A really rich collection of short stories by Caribbean writers. Though not containing the magic realism evident in some of the stories, Olive Senior's short story, "Do Angels Wear Brassieres?" plays on the theme of rebellion, prevalent in much of the collection.
The story's protagonist, Beccka, studies the Bible, not because she is devout, but in order to fight back against the righteous, stifling form of religion Aunt Mary and the other women represent. For Beccka, language is power. In the beginning of the story, Beccka’s rebellious ways are already evident. When she prays—and includes a criticism about her Aunt Mary—her mother, who is too weak to take a stand on behalf of Beccka or against Aunt Mary, immediately begs her daughter not to cause trouble. Aunt Mary and the other women speculate that Beccka is possessed by the devil. They hope Beccka will pass the scholarship exam and be sent to a boarding school to “make them teachers deal with her” (306).
Beccka retaliates by doing the three “wickedest” things a woman can do: dressing up in Aunt Mary’s clothes and then admiring herself in a mirror, taking a drink, and dancing all night. In contrast, Aunt Mary runs around in frenzied preparation for the Archdeacon, who may stop at her house. The fact that we’re told that the Archdeacon is an Englishman is significant. Clearly, Aunt Mary wants to impress this representative from dominant culture. Aunt Mary’s biggest worry is that Beccka will embarrass them. Ironically, the Archdeacon comes into the house because he finds Beccka so charming.
Once inside, Beccka gives the Archdeacon a series of Bible riddles. Beccka’s knowledge and her clever riddles make him laugh but also make him uncomfortable. The riddles put them in a position of equality; the Archdeacon realizes he must be the person in power and, after restoring his dignity, tries to turn the conversation to more serious matters. When the Archdeacon asks Beccka, who will soon be confirmed, if she needs any religious clarification, her question is not what he anticipates. Beccka asks, “Sir, what I want to know is this for I can’t find it in the Bible. Please sir, do angels wear brassieres?” (310). We never learn what the Archdeacon’s reaction would have been because in the ensuing commotion (Aunt Mary’s outrage, the dropped tray, spilled water, etc.), the Archdeacon slips out of the house.
Although the story is often humorous—even hilarious—Beccka’s desire to escape points to larger issues. Rather than feeling honored by winning the scholarship, Beccka has no desire to go to “no boarding school with no heap of girl” (311). Beccka assumes the girls at the boarding school will be more of the same, i.e., stifling, subservient, righteous, judgmental, traditional, and so forth. All of the women in Beccka’s life have either been weak (like her mother, Cherry) or judgmental and hypocritical (like her Aunt Mary). The women blame Beccka’s character on her father, the only positive role model Beccka seems to have had. Her father “pack her up” (306) in books, in recognition, perhaps, that knowledge would be Beccka’s key to freedom.
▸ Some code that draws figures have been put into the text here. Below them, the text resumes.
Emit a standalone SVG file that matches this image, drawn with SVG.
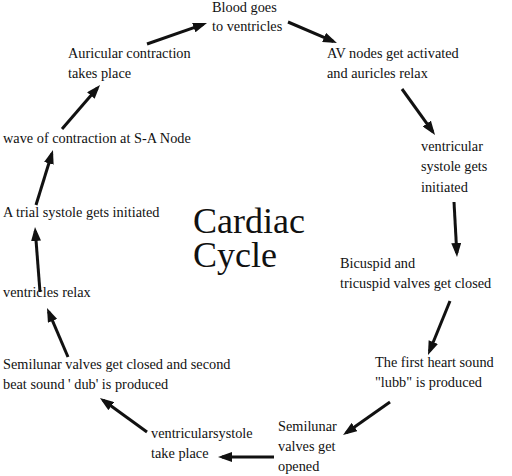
<svg xmlns="http://www.w3.org/2000/svg" width="512" height="476" viewBox="0 0 512 476">
<style>
text{font-family:'Liberation Serif',serif;font-size:14.3px;fill:#111}
.title{font-size:36px}
</style>
<defs>
<marker id="ah" markerUnits="userSpaceOnUse" markerWidth="14" markerHeight="10" refX="10" refY="5" orient="auto"><path d="M0,0 L14,5 L0,10 z" fill="#111"/></marker>
</defs>
<rect width="512" height="476" fill="#fff"/>
<g id="title"><text class="title" x="193" y="233">Cardiac</text><text class="title" x="193" y="267">Cycle</text></g>
<g id="n1"><text x="212" y="12">Blood goes</text><text x="212" y="31">to ventricles</text></g>
<g id="n2"><text x="327" y="58">AV nodes get activated</text><text x="327" y="78">and auricles relax</text></g>
<g id="n3"><text x="421" y="151">ventricular</text><text x="421" y="171">systole gets</text><text x="421" y="192">initiated</text></g>
<g id="n4"><text x="340" y="268">Bicuspid and</text><text x="340" y="288">tricuspid valves get closed</text></g>
<g id="n5"><text x="375" y="367">The first heart sound</text><text x="375" y="387">"lubb" is produced</text></g>
<g id="n6"><text x="278" y="431">Semilunar</text><text x="278" y="451">valves get</text><text x="278" y="471">opened</text></g>
<g id="n7"><text x="151" y="438">ventricularsystole</text><text x="151" y="458">take place</text></g>
<g id="n8"><text x="3" y="369">Semilunar valves get closed and second</text><text x="3" y="389">beat sound ' dub' is produced</text></g>
<g id="n9"><text x="3" y="297">ventricles relax</text></g>
<g id="n10"><text x="3" y="217">A trial systole gets initiated</text></g>
<g id="n11"><text x="3" y="143">wave of contraction at S-A Node</text></g>
<g id="n12"><text x="68" y="58">Auricular contraction</text><text x="68" y="78">takes place</text></g>
<g id="connectors" stroke="#111" stroke-width="3" marker-end="url(#ah)">
<line x1="147" y1="44" x2="203.2" y2="24.3"/>
<line x1="288" y1="22" x2="333.3" y2="41.4"/>
<line x1="402" y1="89" x2="432.7" y2="131.7"/>
<line x1="454" y1="202" x2="456.8" y2="253"/>
<line x1="450" y1="301" x2="429.5" y2="351.3"/>
<line x1="390" y1="402" x2="346.3" y2="432.7"/>
<line x1="274" y1="457" x2="222" y2="457"/>
<line x1="147" y1="432" x2="103.2" y2="400.3"/>
<line x1="68" y1="357" x2="48.6" y2="311.7"/>
<line x1="40" y1="292" x2="35.3" y2="231"/>
<line x1="36" y1="205" x2="51.8" y2="153.8"/>
<line x1="62" y1="129" x2="97.4" y2="88"/>
</g>
</svg>
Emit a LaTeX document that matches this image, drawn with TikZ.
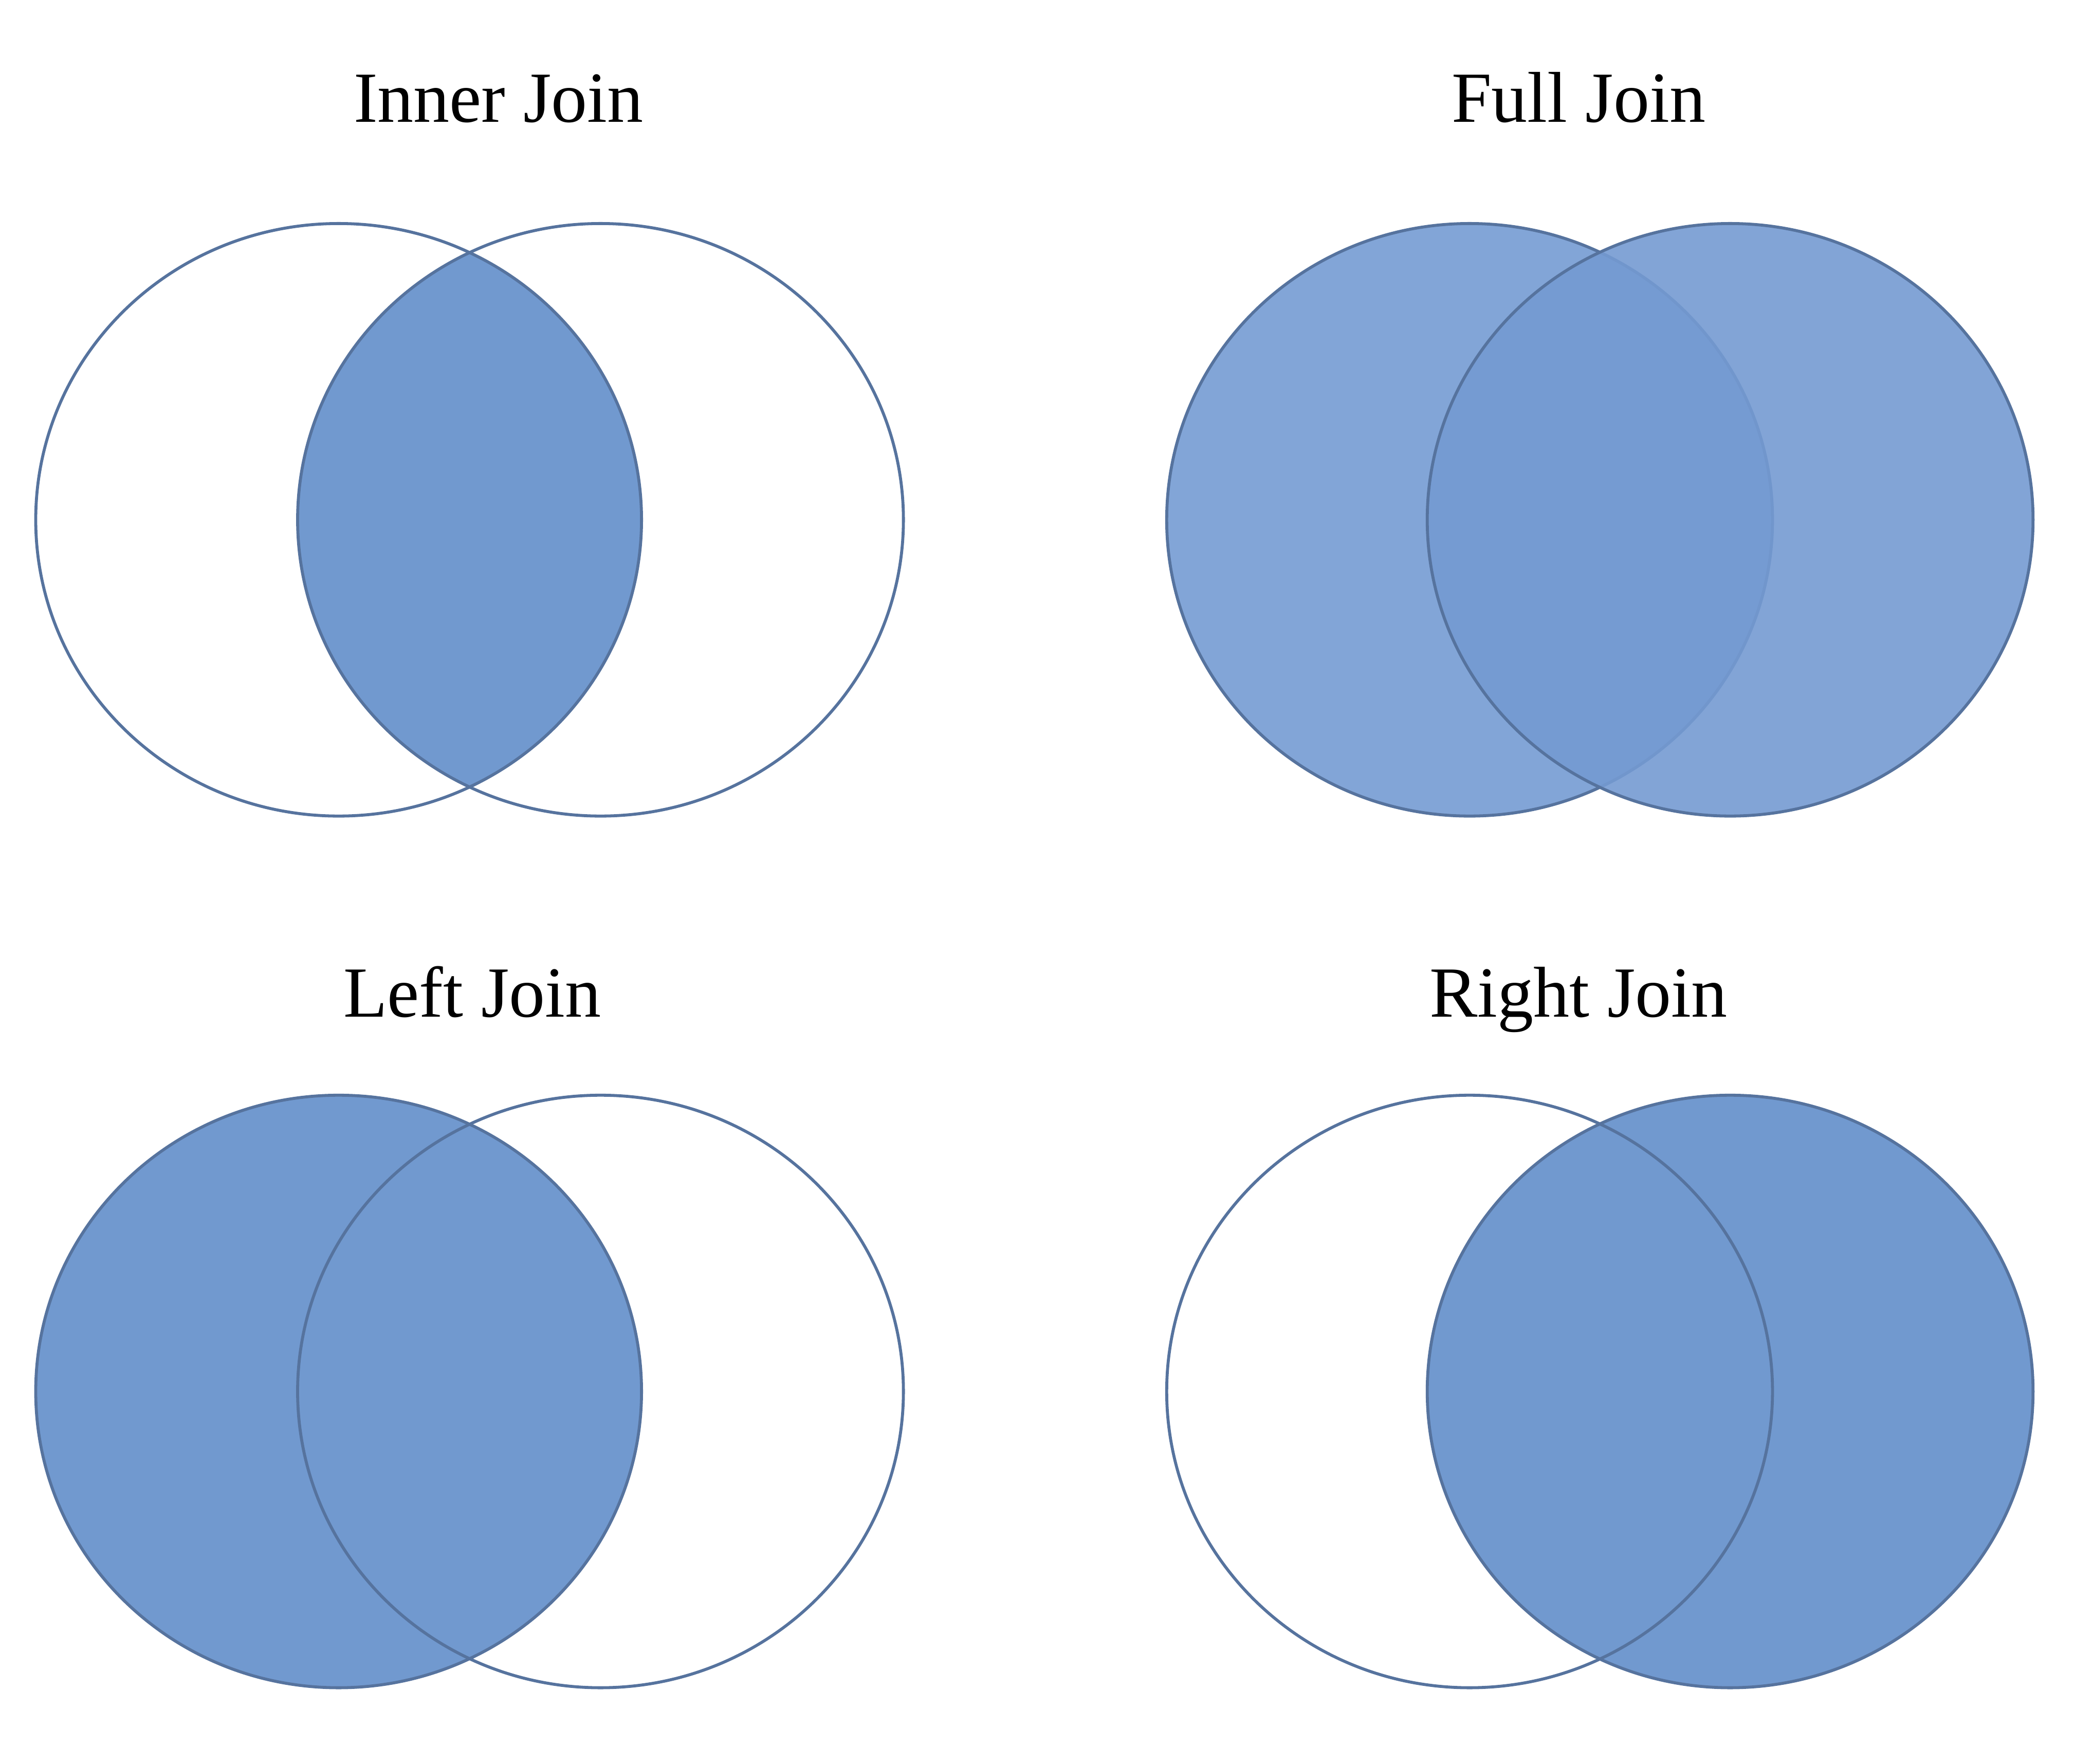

When Beccka’s runs away, she encounters a “father figure” in the form of Mr. O’Connor, her best friend, because “he is the only person Beccka can hold a real conversation with” (312). Above all, Beccka seems to prize honesty. Mr. O’Connor takes the news that Beccka is running away in stride and points out that by running away without money, her escape is going to be difficult, if not impossible. He offers a way for Beccka to return and still “save face.” Rather than return home in defeat, Beccka can return home and “wait” until she’s saved up enough money to “finance” her “journey” (313). Mr. O’Connor senses that Beccka will feel more empowered if she sees her return simply delaying her escape, rather than canceling it altogether. As she agrees to return home with Mr. Connor, Beccka also comforts herself by thinking of all the ways she’ll be able to stump the girls (and the teachers) at the boarding school.
Still seeking the truth, however, Beccka poses the same provocative question to Mr. O’Connor that she gave the Archdeacon: “Mr. Connor, do angels wear brassieres?” Beccka, no fool, realizes the question’s shock value lies in its tying sexuality to religious figures. Mr. Connor’s answer is practical and funny and completely dissolves Beccka’s intent. Quite simply, he answers, “Well Beccka, as far as I know only the lady angels need to” (313). Rather than chastising Beccka for blasphemy, as the women surely would have done, O’Connor simply answers the question. Beccka's delight stems from a number of factors: the question has been answered honestly, there is no religious hypocrisy, and she has been treated like an equal.